Quicksand started as a weekend project to automate meme coin scanning and ended up becoming one of our most complex deployments. Here's the full story.
Why meme coins
They move fast, they're pattern-driven, and the data is public. For a trading bot project, that's a good sandbox. We weren't trying to get rich — we were trying to build something that could respond to signals faster than a human, log what it did, and be explainable enough to improve over time.
Picking Freqtrade
We evaluated three frameworks. Freqtrade won because it had a backtesting engine built in, a clean strategy API, and active community support. The learning curve is real — the configuration system alone took a few days — but once it clicks, it's the right tool.
The strategy
Our base strategy combines RSI, volume spikes, and social signal proxies. Nothing revolutionary. The insight wasn't the indicators — it was the entry/exit logic and the position sizing. Most retail traders blow up on sizing, not on finding signals.
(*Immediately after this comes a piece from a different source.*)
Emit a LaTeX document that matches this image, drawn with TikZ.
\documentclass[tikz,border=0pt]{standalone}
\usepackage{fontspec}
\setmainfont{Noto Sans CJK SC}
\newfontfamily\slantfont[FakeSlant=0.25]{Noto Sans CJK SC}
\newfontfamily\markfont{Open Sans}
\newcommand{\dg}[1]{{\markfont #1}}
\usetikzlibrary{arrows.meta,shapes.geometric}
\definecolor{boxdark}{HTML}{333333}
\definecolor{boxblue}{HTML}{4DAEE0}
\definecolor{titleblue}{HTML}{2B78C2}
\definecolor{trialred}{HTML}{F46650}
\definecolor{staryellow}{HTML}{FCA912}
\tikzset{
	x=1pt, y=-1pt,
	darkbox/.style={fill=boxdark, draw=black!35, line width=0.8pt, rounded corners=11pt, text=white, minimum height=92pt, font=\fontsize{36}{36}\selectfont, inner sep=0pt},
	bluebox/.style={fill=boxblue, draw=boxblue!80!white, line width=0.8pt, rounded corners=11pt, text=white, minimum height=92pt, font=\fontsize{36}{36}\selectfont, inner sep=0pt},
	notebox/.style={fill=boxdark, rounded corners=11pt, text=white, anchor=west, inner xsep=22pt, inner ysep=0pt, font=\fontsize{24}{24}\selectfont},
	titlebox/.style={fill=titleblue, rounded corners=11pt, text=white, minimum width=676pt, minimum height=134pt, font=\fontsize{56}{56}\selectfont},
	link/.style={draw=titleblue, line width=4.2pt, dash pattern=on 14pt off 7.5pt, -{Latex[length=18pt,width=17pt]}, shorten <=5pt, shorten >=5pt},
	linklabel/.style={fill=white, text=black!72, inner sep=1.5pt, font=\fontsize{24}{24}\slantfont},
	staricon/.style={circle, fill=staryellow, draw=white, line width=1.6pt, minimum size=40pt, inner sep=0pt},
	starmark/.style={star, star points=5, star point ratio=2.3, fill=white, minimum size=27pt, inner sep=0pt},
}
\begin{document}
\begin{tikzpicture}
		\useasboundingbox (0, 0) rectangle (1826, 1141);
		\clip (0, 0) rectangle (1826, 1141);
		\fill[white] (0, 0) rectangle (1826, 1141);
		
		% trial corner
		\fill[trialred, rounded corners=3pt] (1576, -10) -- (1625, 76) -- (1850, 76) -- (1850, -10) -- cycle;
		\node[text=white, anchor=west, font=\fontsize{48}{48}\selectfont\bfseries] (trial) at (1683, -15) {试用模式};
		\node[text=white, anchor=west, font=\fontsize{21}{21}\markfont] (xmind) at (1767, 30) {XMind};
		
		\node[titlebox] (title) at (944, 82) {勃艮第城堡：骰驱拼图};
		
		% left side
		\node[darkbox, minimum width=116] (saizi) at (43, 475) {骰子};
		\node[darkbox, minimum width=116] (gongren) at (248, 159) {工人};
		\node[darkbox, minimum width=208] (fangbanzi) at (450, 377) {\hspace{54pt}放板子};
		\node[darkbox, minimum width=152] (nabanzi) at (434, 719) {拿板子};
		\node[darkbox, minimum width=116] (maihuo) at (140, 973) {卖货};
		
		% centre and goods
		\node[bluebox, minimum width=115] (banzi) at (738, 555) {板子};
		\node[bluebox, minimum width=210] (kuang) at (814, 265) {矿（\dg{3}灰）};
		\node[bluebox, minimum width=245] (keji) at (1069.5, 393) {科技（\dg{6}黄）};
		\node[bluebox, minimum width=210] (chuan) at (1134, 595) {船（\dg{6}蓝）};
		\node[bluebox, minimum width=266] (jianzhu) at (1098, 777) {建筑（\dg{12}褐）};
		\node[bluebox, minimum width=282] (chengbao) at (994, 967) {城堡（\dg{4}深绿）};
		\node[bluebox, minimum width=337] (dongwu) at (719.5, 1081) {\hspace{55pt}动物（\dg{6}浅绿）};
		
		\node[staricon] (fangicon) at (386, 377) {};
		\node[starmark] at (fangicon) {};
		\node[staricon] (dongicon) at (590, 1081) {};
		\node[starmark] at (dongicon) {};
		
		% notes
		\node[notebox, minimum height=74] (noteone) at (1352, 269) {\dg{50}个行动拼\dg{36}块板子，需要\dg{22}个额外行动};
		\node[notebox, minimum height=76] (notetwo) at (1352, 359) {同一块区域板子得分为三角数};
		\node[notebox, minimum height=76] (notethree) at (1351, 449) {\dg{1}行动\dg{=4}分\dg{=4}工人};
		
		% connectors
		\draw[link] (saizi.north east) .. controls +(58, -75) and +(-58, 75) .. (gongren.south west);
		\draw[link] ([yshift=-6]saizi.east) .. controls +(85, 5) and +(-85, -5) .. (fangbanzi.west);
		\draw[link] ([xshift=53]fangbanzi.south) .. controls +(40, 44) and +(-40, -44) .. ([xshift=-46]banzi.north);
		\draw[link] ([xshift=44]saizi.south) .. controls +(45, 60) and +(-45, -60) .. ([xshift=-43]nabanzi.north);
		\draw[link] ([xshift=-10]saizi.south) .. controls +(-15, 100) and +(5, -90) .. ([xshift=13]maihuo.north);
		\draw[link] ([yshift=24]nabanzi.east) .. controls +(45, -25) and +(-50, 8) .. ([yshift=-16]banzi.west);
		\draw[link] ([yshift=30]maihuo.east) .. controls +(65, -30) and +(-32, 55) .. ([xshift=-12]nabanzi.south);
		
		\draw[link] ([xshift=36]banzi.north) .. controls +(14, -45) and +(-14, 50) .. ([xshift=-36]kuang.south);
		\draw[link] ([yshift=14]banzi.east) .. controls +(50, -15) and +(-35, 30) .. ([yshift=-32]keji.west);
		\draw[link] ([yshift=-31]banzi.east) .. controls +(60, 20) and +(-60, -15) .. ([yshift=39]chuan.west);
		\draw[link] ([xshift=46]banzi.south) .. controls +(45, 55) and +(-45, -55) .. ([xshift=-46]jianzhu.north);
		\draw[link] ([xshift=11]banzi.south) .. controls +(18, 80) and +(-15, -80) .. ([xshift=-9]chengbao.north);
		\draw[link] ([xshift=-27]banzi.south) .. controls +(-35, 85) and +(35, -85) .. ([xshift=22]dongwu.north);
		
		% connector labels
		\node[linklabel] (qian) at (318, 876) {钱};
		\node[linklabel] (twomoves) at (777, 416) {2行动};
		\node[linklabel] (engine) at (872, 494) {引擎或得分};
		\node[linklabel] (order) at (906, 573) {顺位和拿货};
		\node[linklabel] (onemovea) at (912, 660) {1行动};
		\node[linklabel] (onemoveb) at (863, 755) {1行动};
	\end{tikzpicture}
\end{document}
We paper traded for three weeks before touching real funds. The paper trading results were not what we expected. Our win rate was fine. Our losses were too large. We tightened stop losses, reran, better.
Deploying on Railway
Railway is our default host for Python services. Freqtrade Docker image, environment variables for API keys, and a persistent volume for the SQLite database. The whole deployment was maybe two hours once the strategy was stable.
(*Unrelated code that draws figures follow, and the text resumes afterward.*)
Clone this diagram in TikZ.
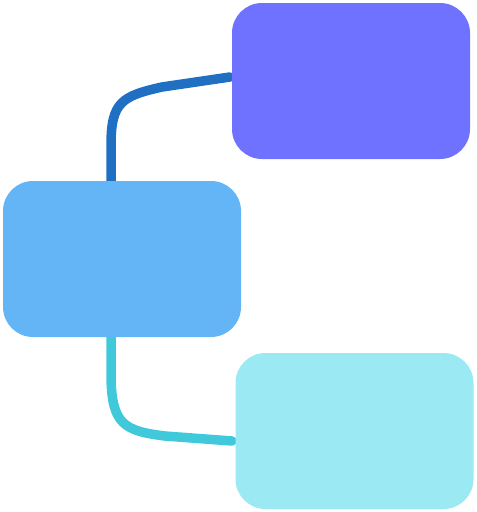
\documentclass[tikz,border=0pt]{standalone}
\definecolor{topc}{HTML}{6F71FF}
\definecolor{midc}{HTML}{64B5F6}
\definecolor{botc}{HTML}{9BE9F2}
\definecolor{linetop}{HTML}{1F70C2}
\definecolor{linebot}{HTML}{40C9DB}
\begin{document}
\begin{tikzpicture}[x=1pt,y=-1pt,
  box/.style={rounded corners=30pt,inner sep=0pt,minimum width=238pt,minimum height=156pt,draw=none},
  conn/.style={line width=9.5pt,line cap=round}]
\useasboundingbox (0,0) rectangle (477,512);
\coordinate (t0) at (111,185);
\coordinate (t1) at (230,77);
\coordinate (b0) at (111,333);
\coordinate (b1) at (232,441);
\draw[conn,linetop] (t0) -- (111,145) .. controls (111,102) and (122,96) .. (162,87) -- (t1);
\draw[conn,linebot] (b0) -- (111,378) .. controls (112,424) and (124,431) .. (165,436) -- (b1);
\node[box,fill=topc] (top) at (351,81) {};
\node[box,fill=midc] (mid) at (122,259) {};
\node[box,fill=botc] (bot) at (354.5,431) {};
\end{tikzpicture}
\end{document}
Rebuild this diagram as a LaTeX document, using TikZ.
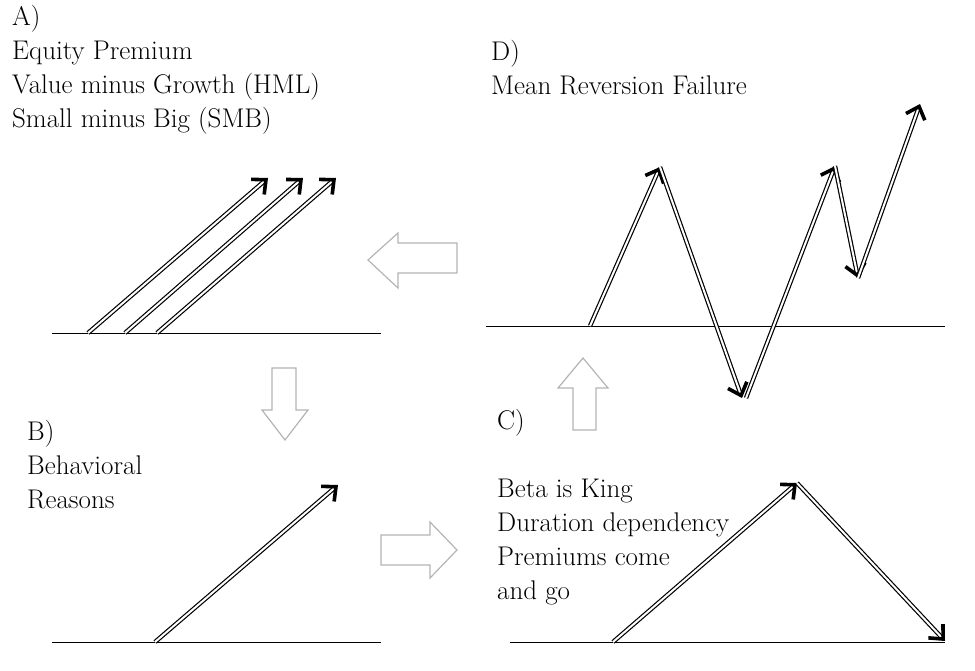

The catch: Railway's free tier sleeps containers. For a trading bot that needs to react in seconds, that's fatal. We're on the paid tier.
What we'd do differently
- 1.Start with backtesting before writing a single line of live strategy code
- 2.Build the logging first — you need a paper trail to improve
- 3.Don't tune on the same data you tested on
The bot is live, in paper trading mode, at 1/60th real capital. We'll write a follow-up when we go live.